- What you will do: Copy out every line in which the string "that" occurs.

--

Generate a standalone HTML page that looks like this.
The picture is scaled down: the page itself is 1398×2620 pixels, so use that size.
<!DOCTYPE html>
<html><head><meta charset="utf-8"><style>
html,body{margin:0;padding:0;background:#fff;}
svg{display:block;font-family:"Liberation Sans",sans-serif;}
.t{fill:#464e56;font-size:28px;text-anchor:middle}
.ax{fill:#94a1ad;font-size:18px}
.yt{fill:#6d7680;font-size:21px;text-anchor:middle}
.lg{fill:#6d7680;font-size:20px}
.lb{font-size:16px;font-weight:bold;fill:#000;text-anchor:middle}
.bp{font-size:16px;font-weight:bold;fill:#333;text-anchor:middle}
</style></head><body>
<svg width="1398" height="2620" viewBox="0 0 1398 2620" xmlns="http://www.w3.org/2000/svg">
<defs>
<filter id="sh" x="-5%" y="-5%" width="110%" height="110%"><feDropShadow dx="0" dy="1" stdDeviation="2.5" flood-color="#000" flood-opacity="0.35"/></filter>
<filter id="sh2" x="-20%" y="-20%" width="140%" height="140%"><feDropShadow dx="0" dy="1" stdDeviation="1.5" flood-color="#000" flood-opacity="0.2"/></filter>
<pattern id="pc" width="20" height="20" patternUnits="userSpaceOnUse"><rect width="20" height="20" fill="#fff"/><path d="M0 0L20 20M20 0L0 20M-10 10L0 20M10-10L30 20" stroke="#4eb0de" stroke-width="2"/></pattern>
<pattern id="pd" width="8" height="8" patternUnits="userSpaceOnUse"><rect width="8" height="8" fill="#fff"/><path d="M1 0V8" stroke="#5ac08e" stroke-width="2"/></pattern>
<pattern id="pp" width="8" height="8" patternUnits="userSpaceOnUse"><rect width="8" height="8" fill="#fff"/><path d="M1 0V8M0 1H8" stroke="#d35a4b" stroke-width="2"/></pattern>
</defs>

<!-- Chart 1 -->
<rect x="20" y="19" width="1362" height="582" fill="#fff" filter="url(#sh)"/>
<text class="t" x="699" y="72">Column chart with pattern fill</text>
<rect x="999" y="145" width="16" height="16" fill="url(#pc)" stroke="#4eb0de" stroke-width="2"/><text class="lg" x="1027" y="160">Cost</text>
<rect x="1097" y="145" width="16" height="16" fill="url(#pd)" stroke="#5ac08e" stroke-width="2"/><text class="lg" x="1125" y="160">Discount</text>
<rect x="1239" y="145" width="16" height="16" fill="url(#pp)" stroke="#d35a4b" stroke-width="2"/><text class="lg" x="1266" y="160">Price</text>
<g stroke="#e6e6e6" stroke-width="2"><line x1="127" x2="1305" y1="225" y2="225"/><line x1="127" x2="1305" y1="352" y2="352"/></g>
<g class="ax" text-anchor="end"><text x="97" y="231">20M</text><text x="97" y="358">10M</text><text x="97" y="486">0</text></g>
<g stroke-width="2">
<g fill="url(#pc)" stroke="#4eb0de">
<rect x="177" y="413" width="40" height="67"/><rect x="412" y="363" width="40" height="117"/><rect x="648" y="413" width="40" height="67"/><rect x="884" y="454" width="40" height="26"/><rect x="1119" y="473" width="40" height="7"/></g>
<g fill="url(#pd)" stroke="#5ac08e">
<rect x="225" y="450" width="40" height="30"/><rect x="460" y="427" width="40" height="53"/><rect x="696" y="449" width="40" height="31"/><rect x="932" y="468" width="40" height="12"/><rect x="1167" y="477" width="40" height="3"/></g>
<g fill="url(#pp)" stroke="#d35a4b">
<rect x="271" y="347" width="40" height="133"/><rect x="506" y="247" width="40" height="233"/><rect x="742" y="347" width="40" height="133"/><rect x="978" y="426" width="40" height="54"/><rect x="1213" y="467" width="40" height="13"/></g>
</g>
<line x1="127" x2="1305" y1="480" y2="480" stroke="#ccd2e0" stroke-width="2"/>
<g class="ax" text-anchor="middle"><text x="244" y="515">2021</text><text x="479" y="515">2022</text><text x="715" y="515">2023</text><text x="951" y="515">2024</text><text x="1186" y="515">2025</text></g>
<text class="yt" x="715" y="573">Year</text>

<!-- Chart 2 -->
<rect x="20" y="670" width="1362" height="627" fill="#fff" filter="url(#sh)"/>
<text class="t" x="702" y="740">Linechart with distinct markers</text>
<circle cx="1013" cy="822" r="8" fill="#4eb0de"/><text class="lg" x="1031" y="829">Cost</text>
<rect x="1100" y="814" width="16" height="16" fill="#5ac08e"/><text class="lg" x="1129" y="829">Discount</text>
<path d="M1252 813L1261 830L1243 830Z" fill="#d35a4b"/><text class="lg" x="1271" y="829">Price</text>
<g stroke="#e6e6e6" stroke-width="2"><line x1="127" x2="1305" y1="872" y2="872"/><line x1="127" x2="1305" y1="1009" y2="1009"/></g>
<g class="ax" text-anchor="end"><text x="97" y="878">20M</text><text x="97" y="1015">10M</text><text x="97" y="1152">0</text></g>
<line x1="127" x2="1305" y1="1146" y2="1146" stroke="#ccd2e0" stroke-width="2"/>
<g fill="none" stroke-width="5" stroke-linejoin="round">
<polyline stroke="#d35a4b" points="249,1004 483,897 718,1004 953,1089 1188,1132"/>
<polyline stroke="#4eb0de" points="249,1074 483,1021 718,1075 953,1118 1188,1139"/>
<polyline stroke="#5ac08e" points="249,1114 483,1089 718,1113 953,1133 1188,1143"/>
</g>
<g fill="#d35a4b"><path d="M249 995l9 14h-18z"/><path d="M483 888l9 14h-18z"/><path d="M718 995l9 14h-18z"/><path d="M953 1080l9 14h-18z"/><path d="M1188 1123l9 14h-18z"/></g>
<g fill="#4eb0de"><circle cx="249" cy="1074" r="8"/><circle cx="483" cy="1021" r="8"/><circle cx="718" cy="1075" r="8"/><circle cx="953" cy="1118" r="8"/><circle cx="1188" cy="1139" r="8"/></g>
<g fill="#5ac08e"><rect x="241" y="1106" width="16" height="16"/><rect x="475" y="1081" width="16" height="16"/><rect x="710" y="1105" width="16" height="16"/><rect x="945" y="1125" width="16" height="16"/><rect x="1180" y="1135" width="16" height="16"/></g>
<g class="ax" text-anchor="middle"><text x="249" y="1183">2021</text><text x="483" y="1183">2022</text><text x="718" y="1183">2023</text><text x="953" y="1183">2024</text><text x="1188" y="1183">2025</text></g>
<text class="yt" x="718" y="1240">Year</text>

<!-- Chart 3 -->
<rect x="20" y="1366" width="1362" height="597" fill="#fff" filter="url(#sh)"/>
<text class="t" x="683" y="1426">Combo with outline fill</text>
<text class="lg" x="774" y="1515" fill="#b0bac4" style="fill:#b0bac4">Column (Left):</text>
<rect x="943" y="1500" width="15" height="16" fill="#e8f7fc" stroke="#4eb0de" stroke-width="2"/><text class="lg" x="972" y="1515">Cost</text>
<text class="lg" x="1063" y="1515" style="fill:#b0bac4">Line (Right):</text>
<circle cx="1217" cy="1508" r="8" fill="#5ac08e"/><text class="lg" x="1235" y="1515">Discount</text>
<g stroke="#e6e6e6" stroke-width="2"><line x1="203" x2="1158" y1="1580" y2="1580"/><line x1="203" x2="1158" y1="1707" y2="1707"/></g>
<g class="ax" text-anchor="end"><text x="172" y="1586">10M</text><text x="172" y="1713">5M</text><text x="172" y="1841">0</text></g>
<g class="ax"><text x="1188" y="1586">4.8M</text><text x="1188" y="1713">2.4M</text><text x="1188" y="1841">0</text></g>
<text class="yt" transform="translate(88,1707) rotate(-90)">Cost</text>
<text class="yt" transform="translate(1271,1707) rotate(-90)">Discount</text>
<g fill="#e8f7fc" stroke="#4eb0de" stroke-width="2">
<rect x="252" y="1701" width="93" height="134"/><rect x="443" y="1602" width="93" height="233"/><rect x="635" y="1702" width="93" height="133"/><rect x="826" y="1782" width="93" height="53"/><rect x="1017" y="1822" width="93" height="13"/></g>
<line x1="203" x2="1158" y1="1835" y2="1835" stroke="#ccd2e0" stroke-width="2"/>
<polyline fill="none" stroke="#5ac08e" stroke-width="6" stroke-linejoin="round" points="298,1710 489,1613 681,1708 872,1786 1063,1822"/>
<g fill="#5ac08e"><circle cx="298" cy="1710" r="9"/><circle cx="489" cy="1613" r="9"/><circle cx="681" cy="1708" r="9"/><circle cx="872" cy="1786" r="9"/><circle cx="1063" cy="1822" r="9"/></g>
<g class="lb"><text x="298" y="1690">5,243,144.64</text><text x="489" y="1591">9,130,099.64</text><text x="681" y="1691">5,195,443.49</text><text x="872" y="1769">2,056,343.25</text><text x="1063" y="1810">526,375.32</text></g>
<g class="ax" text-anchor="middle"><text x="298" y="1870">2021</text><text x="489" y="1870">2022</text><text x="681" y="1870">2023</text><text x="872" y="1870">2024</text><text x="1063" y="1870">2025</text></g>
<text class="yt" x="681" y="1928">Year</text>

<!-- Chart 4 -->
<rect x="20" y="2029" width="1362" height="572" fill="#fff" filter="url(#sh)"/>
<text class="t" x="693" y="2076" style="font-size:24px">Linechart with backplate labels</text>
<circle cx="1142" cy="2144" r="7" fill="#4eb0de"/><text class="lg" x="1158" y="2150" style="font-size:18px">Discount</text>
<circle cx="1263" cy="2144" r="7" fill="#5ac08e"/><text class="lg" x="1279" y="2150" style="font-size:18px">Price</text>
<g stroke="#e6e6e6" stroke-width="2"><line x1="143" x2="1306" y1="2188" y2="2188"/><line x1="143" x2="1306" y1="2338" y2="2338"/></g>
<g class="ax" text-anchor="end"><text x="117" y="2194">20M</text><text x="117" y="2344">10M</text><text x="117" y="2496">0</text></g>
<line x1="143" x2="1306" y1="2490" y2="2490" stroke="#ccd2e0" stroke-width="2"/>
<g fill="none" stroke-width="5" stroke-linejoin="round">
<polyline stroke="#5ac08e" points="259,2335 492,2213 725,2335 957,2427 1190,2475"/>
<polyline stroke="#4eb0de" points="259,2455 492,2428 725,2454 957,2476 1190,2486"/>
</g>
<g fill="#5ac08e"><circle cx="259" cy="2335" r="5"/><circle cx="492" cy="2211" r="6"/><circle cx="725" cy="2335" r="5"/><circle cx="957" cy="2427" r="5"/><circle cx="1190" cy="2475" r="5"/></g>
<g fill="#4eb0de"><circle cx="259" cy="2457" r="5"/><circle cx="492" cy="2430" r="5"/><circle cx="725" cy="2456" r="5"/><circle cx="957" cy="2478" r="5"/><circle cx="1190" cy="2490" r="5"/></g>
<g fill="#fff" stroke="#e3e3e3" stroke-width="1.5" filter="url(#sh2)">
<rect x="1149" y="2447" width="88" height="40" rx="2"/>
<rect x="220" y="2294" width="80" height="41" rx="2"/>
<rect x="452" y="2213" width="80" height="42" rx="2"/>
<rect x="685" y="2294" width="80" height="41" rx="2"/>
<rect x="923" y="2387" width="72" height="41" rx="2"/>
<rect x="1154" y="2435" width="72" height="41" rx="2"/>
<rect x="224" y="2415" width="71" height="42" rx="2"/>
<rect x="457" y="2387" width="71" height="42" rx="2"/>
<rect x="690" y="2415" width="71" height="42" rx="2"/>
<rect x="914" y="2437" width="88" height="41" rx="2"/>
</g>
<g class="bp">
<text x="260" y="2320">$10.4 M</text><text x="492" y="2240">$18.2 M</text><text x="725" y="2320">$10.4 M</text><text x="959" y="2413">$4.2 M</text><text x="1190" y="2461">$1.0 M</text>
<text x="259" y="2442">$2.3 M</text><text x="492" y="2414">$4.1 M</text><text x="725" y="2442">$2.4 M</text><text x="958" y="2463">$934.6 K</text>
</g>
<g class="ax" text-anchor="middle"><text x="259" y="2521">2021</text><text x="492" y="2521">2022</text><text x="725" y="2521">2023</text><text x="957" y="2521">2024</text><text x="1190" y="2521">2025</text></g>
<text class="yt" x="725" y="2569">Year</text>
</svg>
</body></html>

--

- Solution to this task:
Generate a standalone HTML page that looks like this.
The picture is scaled down: the page itself is 1398×2620 pixels, so use that size.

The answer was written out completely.